■ **WRITTEN EXERCISE**: Skip the pictures. Set down, word for word, the lines from the start of the material up to and including the line with "plt.rcParams['font.family'] = ['Liberation".

-- Begin --

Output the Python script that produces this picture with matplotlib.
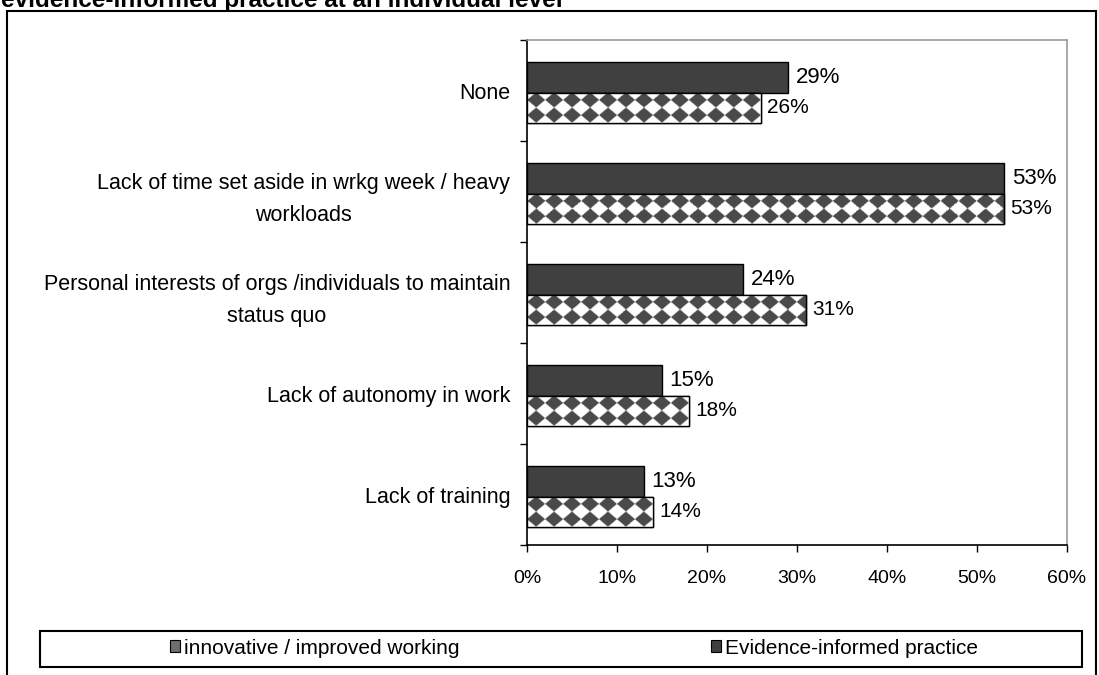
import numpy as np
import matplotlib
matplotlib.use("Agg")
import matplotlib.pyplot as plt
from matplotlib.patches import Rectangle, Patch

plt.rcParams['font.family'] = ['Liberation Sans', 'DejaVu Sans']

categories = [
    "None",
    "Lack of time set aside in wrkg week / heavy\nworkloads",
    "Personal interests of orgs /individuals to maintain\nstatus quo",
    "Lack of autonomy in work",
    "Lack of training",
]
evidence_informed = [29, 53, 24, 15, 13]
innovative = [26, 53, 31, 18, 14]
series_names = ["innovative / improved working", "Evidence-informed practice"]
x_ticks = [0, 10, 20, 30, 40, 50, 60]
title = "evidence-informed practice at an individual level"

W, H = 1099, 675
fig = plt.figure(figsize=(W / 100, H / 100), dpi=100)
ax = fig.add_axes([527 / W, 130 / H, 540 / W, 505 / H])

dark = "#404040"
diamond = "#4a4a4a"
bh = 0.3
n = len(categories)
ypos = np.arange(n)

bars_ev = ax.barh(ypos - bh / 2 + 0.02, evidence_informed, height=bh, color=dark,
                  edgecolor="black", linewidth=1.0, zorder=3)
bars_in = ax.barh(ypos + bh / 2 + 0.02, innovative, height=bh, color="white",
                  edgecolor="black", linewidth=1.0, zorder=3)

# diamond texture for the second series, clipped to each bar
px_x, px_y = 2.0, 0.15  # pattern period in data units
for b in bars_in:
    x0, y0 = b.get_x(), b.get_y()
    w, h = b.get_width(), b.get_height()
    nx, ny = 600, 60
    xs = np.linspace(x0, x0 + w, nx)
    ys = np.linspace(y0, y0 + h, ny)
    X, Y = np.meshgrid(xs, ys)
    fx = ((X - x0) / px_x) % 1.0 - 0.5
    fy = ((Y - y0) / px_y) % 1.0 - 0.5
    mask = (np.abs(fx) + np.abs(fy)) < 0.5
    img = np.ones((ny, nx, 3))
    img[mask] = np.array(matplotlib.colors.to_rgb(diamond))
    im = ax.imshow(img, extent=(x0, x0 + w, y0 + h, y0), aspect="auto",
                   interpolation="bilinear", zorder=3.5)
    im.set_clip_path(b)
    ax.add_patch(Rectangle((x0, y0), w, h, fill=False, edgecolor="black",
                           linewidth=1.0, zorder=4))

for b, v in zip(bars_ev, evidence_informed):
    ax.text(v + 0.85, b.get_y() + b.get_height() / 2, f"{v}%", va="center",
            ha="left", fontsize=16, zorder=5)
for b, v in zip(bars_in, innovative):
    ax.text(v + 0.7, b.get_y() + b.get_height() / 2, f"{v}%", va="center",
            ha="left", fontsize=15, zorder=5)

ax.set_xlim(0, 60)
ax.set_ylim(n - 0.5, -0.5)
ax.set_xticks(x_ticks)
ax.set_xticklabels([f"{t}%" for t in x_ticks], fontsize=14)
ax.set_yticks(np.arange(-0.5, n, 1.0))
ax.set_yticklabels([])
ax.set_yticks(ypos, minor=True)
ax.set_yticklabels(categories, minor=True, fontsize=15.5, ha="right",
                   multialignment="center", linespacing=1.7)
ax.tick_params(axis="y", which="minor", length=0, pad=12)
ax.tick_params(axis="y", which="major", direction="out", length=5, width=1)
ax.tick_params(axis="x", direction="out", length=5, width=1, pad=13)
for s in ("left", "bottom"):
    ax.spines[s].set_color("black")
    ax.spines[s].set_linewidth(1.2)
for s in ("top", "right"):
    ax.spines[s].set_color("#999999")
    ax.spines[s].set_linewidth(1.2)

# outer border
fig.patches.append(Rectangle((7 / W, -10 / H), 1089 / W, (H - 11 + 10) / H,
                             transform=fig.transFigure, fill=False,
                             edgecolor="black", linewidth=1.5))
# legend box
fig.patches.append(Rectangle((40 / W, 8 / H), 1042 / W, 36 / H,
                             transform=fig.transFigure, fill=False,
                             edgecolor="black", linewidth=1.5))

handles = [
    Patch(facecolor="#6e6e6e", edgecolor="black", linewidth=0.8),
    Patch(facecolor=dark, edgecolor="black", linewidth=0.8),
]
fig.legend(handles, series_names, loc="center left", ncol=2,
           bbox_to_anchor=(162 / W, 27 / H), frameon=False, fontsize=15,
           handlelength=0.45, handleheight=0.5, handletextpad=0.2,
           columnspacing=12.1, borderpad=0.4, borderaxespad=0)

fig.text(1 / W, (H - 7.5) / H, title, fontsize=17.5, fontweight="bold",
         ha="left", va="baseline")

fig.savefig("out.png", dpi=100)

-- End --

■ **OUTPUT**:
Output the Python script that produces this picture with matplotlib.
import numpy as np
import matplotlib
matplotlib.use("Agg")
import matplotlib.pyplot as plt
from matplotlib.patches import Rectangle, Patch

plt.rcParams['font.family'] = ['Liberation Sans', 'DejaVu Sans']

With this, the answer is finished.